I have a “nice” out of focus image of a ton of parrots flying off a clay lick. The shutter speed was too slow! And it would have been an incredible shot with so many blue headed parrots among others in one frame. But I save it because it’s colorful, and a constant reminder to have proper shutter speed, what a disappointment that was, and what a gorgeous sky their colors made- damn! The largest and most colorful clay lick I’ve seen so far.

If I have 20 shots of the same X in same pose, all equal etc I keep one or two.
 
I go for quality over quantity—if a photo's out of focus or poorly exposed, it’s gone. I keep a few near-misses if they capture something special. For duplicates, I keep the best and delete the rest. Storage is cheap, but a tidy archive is way more satisfying. So yeah, sensible archivist here :)
 
I'm taking a lot more photos with the latest cameras than I was with earlier models. I'm selective about using higher frame rates, but for high volume bird photography it's pretty common for me to have a few bursts with pre-release capture and with high frame rates. I average as much as 1000 frames per hour photographing flying shorebirds at prime locations or photographing flying wading birds at the St. Augustine Alligator Farm. I used pre-release capture a few times at each location when I had a good subject and was waiting for a takeoff or good head position.
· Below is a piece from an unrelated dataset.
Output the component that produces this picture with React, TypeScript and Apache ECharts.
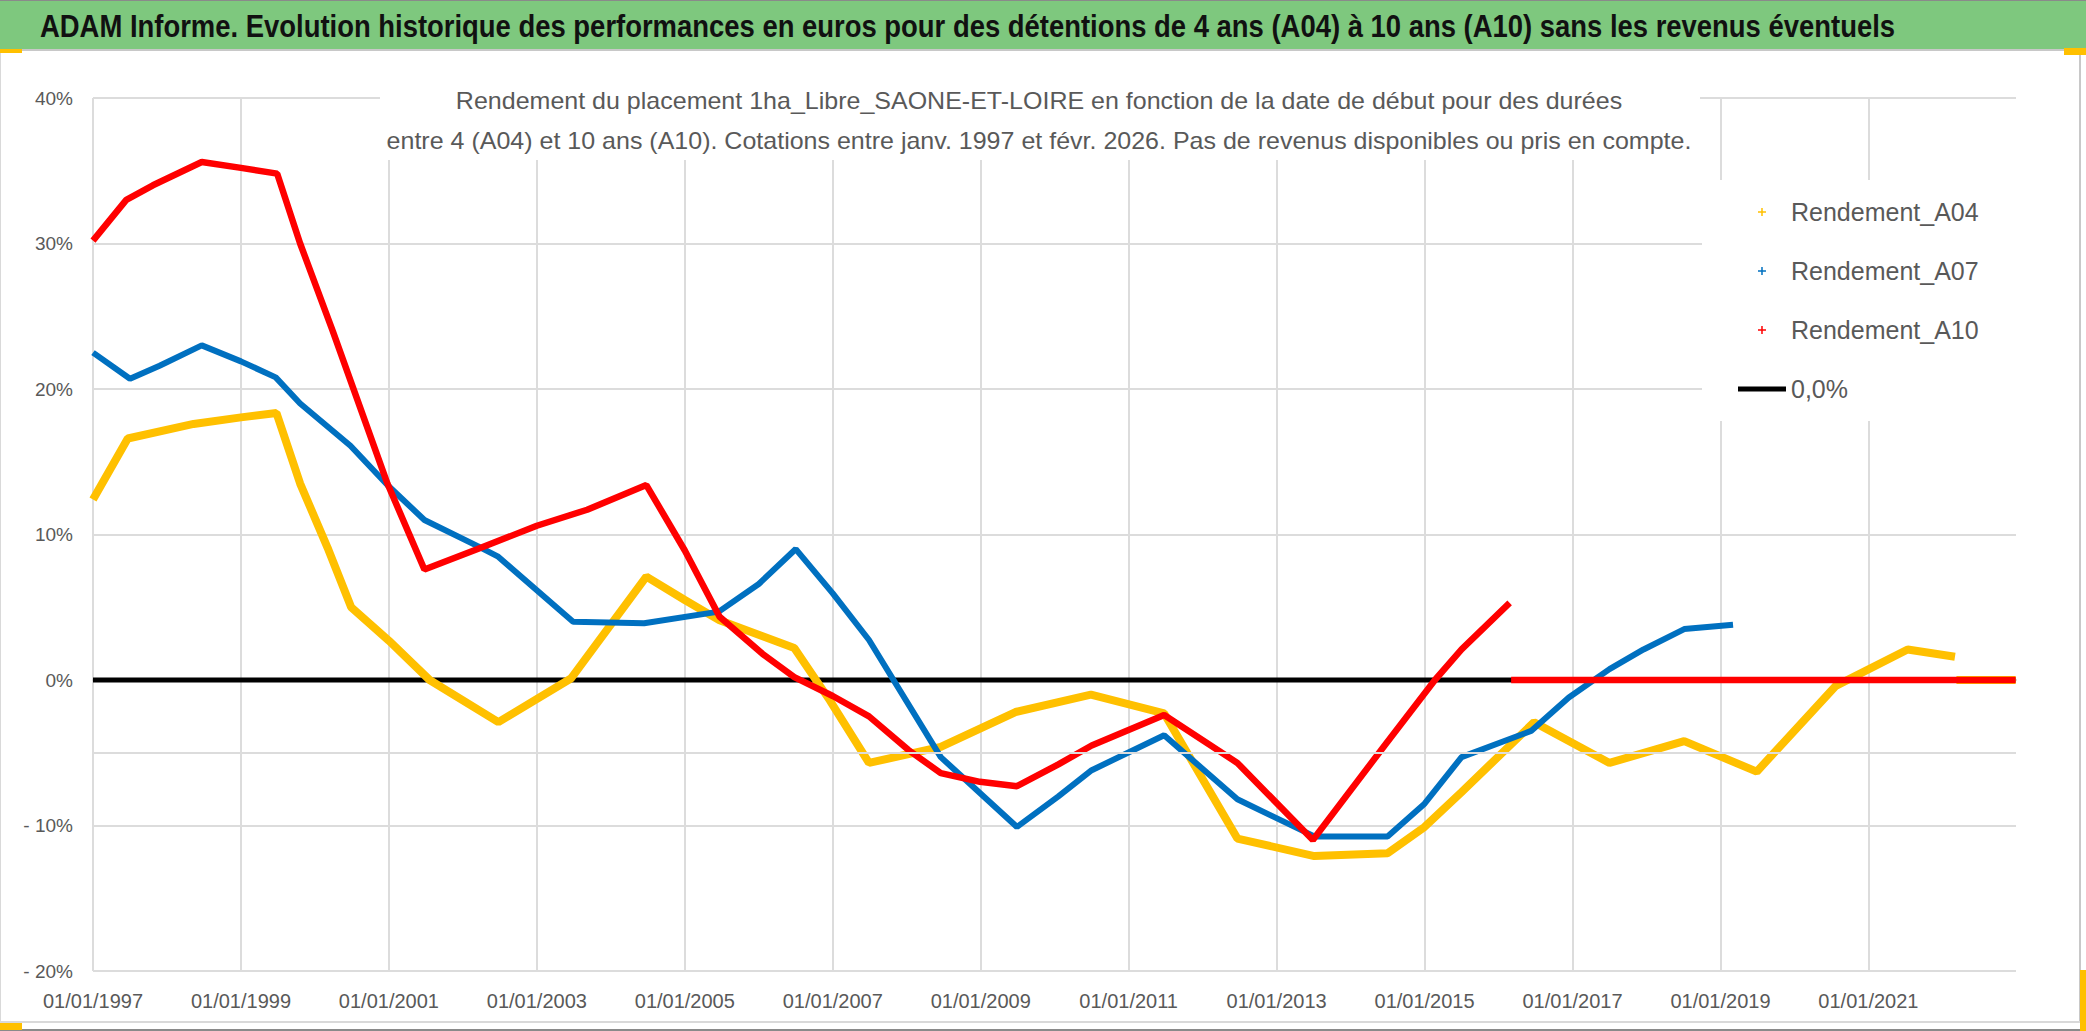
import React, { useEffect, useRef } from "react";
import * as echarts from "echarts";

const TITLE =
  "ADAM Informe. Evolution historique des performances en euros pour des détentions de 4 ans (A04) à 10 ans (A10) sans les revenus éventuels";
const SUBTITLE_1 =
  "Rendement du placement 1ha_Libre_SAONE-ET-LOIRE en fonction de la date de début pour des durées";
const SUBTITLE_2 =
  "entre 4 (A04) et 10 ans (A10). Cotations entre janv. 1997 et févr. 2026. Pas de revenus disponibles ou pris en compte.";

const SERIES_NAMES = ["Rendement_A04", "Rendement_A07", "Rendement_A10", "0,0%"];
const X_START = 1997;
const X_END = 2023;
const X_LABEL_PREFIX = "01/01/";
const Y_MIN = -20;
const Y_MAX = 40;
const Y_STEP = 10;
const EXTRA_GRID_LEVEL = -5;

// decimal years (start date of holding) and yield in %
const A04_DATES = [
  1997.0, 1997.47, 1998.36, 1999.0, 1999.48, 1999.8, 2000.17, 2000.49, 2001.0, 2001.55,
  2002.48, 2003.46, 2004.48, 2005.0, 2005.47, 2006.48, 2006.96, 2007.49, 2008.46, 2009.47,
  2010.49, 2011.48, 2012.47, 2013.51, 2014.5, 2015.0, 2015.5, 2016.48, 2017.5, 2018.51,
  2019.49, 2020.56, 2021.53, 2022.17,
];
const A04_VALUES = [
  12.4, 16.6, 17.6, 18.05, 18.35, 13.5, 9.1, 5.0, 2.7, 0.0,
  -2.9, 0.1, 7.1, 5.5, 4.1, 2.2, -1.4, -5.7, -4.6, -2.2,
  -1.0, -2.3, -10.9, -12.1, -11.9, -10.1, -7.7, -2.9, -5.7, -4.2,
  -6.3, -0.4, 2.1, 1.6,
];
const A04_TAIL_DATES = [2022.19, 2022.99];
const A04_TAIL_VALUES = [0, 0];

const A07_DATES = [
  1997.0, 1997.5, 1997.9, 1998.47, 1999.0, 1999.47, 1999.8, 2000.48, 2000.98, 2001.48,
  2002.2, 2002.47, 2003.49, 2004.45, 2005.46, 2006.0, 2006.5, 2007.0, 2007.49, 2008.46,
  2009.49, 2010.05, 2010.5, 2011.48, 2012.47, 2013.51, 2014.5, 2015.0, 2015.5, 2016.44,
  2016.95, 2017.5, 2017.96, 2018.51, 2019.17,
];
const A07_VALUES = [
  22.5, 20.7, 21.6, 23.0, 21.9, 20.8, 19.0, 16.1, 13.4, 11.0,
  9.2, 8.5, 4.0, 3.9, 4.7, 6.6, 9.0, 5.95, 2.75, -5.3,
  -10.1, -8.0, -6.2, -3.8, -8.2, -10.75, -10.75, -8.5, -5.3, -3.5,
  -1.2, 0.75, 2.1, 3.5, 3.8,
];

const A10_DATES = [
  1997.0, 1997.45, 1997.81, 1998.47, 1999.0, 1999.49, 1999.8, 2000.24, 2000.98, 2001.48,
  2002.2, 2003.0, 2003.68, 2004.48, 2005.0, 2005.47, 2006.05, 2006.48, 2007.0, 2007.49,
  2008.02, 2008.46, 2008.99, 2009.49, 2010.05, 2010.5, 2011.48, 2012.47, 2013.49, 2014.46,
  2015.14, 2015.5, 2016.15,
];
const A10_VALUES = [
  30.2, 33.0, 34.0, 35.6, 35.2, 34.8, 30.0, 24.0, 13.5, 7.6,
  9.0, 10.6, 11.7, 13.4, 8.9, 4.35, 1.8, 0.2, -1.1, -2.5,
  -4.8, -6.4, -7.0, -7.3, -5.8, -4.5, -2.4, -5.7, -11.0, -4.5,
  0.0, 2.1, 5.3,
];
const A10_TAIL_DATES = [2016.17, 2022.99];
const A10_TAIL_VALUES = [0, 0];

const ZERO_DATES = [1997.0, 2022.99];
const ZERO_VALUES = [0, 0];

const COLORS = ["#FFC000", "#0070C0", "#FF0000", "#000000"];

const FONT = '"Liberation Sans", Arial, sans-serif';

function pairs(dates: number[], values: number[]) {
  return dates.map((d, i) => [d - X_START, values[i]]);
}
function withTail(main: number[][], tail: number[][]) {
  return [...main, [tail[0][0] - 0.005, null], ...tail];
}
function fitScale(text: string, font: string, target: number) {
  const ctx = document.createElement("canvas").getContext("2d");
  if (!ctx) return 1;
  ctx.font = font;
  const w = ctx.measureText(text).width;
  return w > 0 ? target / w : 1;
}

const PLUS_ICON =
  "path://M0,0h0.01v0.01h-0.01zM12,12h0.01v0.01h-0.01zM5.25,2h1.5v3.25h3.25v1.5h-3.25v3.25h-1.5v-3.25h-3.25v-1.5h3.25z";
const LINE_ICON = "path://M0,0h48v5h-48z";

export default function App() {
  const ref = useRef<HTMLDivElement>(null);

  useEffect(() => {
    document.body.style.margin = "0";
    if (!ref.current) return;
    const chart = echarts.init(ref.current, undefined, { renderer: "svg" });

    const a04 = withTail(pairs(A04_DATES, A04_VALUES), pairs(A04_TAIL_DATES, A04_TAIL_VALUES));
    const a07 = pairs(A07_DATES, A07_VALUES);
    const a10 = withTail(pairs(A10_DATES, A10_VALUES), pairs(A10_TAIL_DATES, A10_TAIL_VALUES));
    const zero = pairs(ZERO_DATES, ZERO_VALUES);

    const titleSize = 31;
    const titleScale = fitScale(TITLE, `bold ${titleSize}px "Liberation Sans"`, 1856);
    const subSize = 23;
    const subScale = fitScale(SUBTITLE_2, `${subSize}px "Liberation Sans"`, 1306);

    const option: any = {
      animation: false,
      backgroundColor: "#ffffff",
      textStyle: { fontFamily: FONT },
      grid: { left: 93, right: 70, top: 98, bottom: 60, containLabel: false },
      xAxis: {
        type: "value",
        min: 0,
        max: X_END - X_START - 0.005,
        interval: 2,
        axisLine: { show: true, lineStyle: { color: "#cfcfcf", width: 2 } },
        axisTick: { show: false },
        splitLine: { show: true, showMaxLine: false, lineStyle: { color: "#dcdcdc", width: 2 } },
        axisLabel: {
          color: "#595959",
          fontSize: 20,
          fontFamily: FONT,
          margin: 20,
          showMaxLabel: false,
          formatter: (v: number) =>
            v > X_END - X_START - 1 ? "" : X_LABEL_PREFIX + Math.round(X_START + v),
        },
      },
      yAxis: {
        type: "value",
        min: Y_MIN,
        max: Y_MAX,
        interval: Y_STEP,
        axisLine: { show: false },
        axisTick: { show: false },
        splitLine: { show: true, lineStyle: { color: "#dcdcdc", width: 2 } },
        axisLabel: {
          color: "#595959",
          fontSize: 19,
          fontFamily: FONT,
          margin: 20,
          formatter: (v: number) => (v < 0 ? "- " + Math.abs(v) + "%" : v + "%"),
        },
      },
      legend: {
        orient: "vertical",
        left: 1702,
        top: 180,
        padding: [17, 50, 17, 36],
        backgroundColor: "#ffffff",
        itemWidth: 48,
        itemHeight: 12,
        itemGap: 29,
        itemStyle: { borderWidth: 0 },
        textStyle: { fontSize: 25, color: "#595959", fontFamily: FONT, lineHeight: 30 },
        data: [
          { name: SERIES_NAMES[0], icon: PLUS_ICON },
          { name: SERIES_NAMES[1], icon: PLUS_ICON },
          { name: SERIES_NAMES[2], icon: PLUS_ICON },
          { name: SERIES_NAMES[3], icon: LINE_ICON },
        ],
      },
      series: [
        {
          name: SERIES_NAMES[3],
          type: "line",
          data: zero,
          showSymbol: false,
          symbol: "none",
          color: COLORS[3],
          lineStyle: { color: COLORS[3], width: 5 },
          markLine: {
            silent: true,
            symbol: "none",
            label: { show: false },
            lineStyle: { color: "#dcdcdc", width: 2, type: "solid" },
            data: [{ yAxis: EXTRA_GRID_LEVEL }],
          },
        },
        {
          name: SERIES_NAMES[0],
          type: "line",
          data: a04,
          showSymbol: false,
          symbol: "none",
          connectNulls: false,
          color: COLORS[0],
          lineStyle: { color: COLORS[0], width: 8 },
        },
        {
          name: SERIES_NAMES[1],
          type: "line",
          data: a07,
          showSymbol: false,
          symbol: "none",
          color: COLORS[1],
          lineStyle: { color: COLORS[1], width: 6 },
        },
        {
          name: SERIES_NAMES[2],
          type: "line",
          data: a10,
          showSymbol: false,
          symbol: "none",
          connectNulls: false,
          color: COLORS[2],
          lineStyle: { color: COLORS[2], width: 6.5 },
        },
      ],
      graphic: [
        { type: "rect", z: 1, shape: { x: 0, y: 0, width: 2086, height: 49 }, style: { fill: "#7ec87e" } },
        { type: "line", z: 1, shape: { x1: 0, y1: 0.5, x2: 2086, y2: 0.5 }, style: { stroke: "#8a8a8a", lineWidth: 1 } },
        { type: "line", z: 1, shape: { x1: 0, y1: 50, x2: 2086, y2: 50 }, style: { stroke: "#c8c8c8", lineWidth: 2 } },
        {
          type: "text",
          z: 2,
          x: 40,
          y: 26,
          scaleX: titleScale,
          style: {
            text: TITLE,
            fill: "#111111",
            fontSize: titleSize,
            fontWeight: "bold",
            fontFamily: FONT,
            align: "left",
            verticalAlign: "middle",
          },
        },
        { type: "rect", z: 1, shape: { x: 380, y: 62, width: 1320, height: 98 }, style: { fill: "#ffffff" } },
        {
          type: "text",
          z: 2,
          x: 1039,
          y: 101,
          scaleX: subScale,
          style: {
            text: SUBTITLE_1,
            fill: "#595959",
            fontSize: subSize,
            fontFamily: FONT,
            align: "center",
            verticalAlign: "middle",
          },
        },
        {
          type: "text",
          z: 2,
          x: 1039,
          y: 141,
          scaleX: subScale,
          style: {
            text: SUBTITLE_2,
            fill: "#595959",
            fontSize: subSize,
            fontFamily: FONT,
            align: "center",
            verticalAlign: "middle",
          },
        },
        { type: "line", z: 1, shape: { x1: 0.5, y1: 50, x2: 0.5, y2: 1022 }, style: { stroke: "#d9d9d9", lineWidth: 1 } },
        { type: "line", z: 1, shape: { x1: 2080, y1: 55, x2: 2080, y2: 1022 }, style: { stroke: "#c8c8c8", lineWidth: 2 } },
        { type: "line", z: 1, shape: { x1: 0, y1: 1022, x2: 2086, y2: 1022 }, style: { stroke: "#d9d9d9", lineWidth: 2 } },
        { type: "line", z: 1, shape: { x1: 0, y1: 1030, x2: 2086, y2: 1030 }, style: { stroke: "#8a8a8a", lineWidth: 2 } },
        { type: "rect", z: 2, shape: { x: 0, y: 49, width: 22, height: 4 }, style: { fill: "#FFC000" } },
        { type: "rect", z: 2, shape: { x: 2064, y: 48, width: 22, height: 7 }, style: { fill: "#FFC000" } },
        { type: "rect", z: 2, shape: { x: 2080, y: 970, width: 6, height: 61 }, style: { fill: "#FFC000" } },
        { type: "rect", z: 2, shape: { x: 0, y: 1023, width: 22, height: 7 }, style: { fill: "#FFC000" } },
      ],
    };

    chart.setOption(option);
    return () => chart.dispose();
  }, []);

  return (
    <div
      ref={ref}
      style={{ position: "absolute", left: 0, top: 0, width: 2086, height: 1031 }}
    />
  );
}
With volume like this I'm culling 80-90%. or more. If a photo is merely okay, its a discard. It needs to be good enough to share here, print, or be a key image in an article. Small flaws in head position, a small shadow across the face or breast, or a slight softness are enough to make it a discard. I also only photograph for a couple of hours starting at sunrise, then a couple of hours ending with sunset, because harsh light high overhead is enough to create an even higher discard rate. My thought process is that if the light is not perfect, I can come back with better lighting at another time.
 
I keep what I consider useable, and even if it is another pin sharp duplicate, it's goes under the format.
Storage is cheap, I get that. But images I will never use is just a burden to sort thru.
 
Out of focus goes. Otherwise I keep what I like and like what I keep. Print what I really like. The rest are deleted. I understand that no one will ever care what's on my hard drives, or for the most part what I print, except me.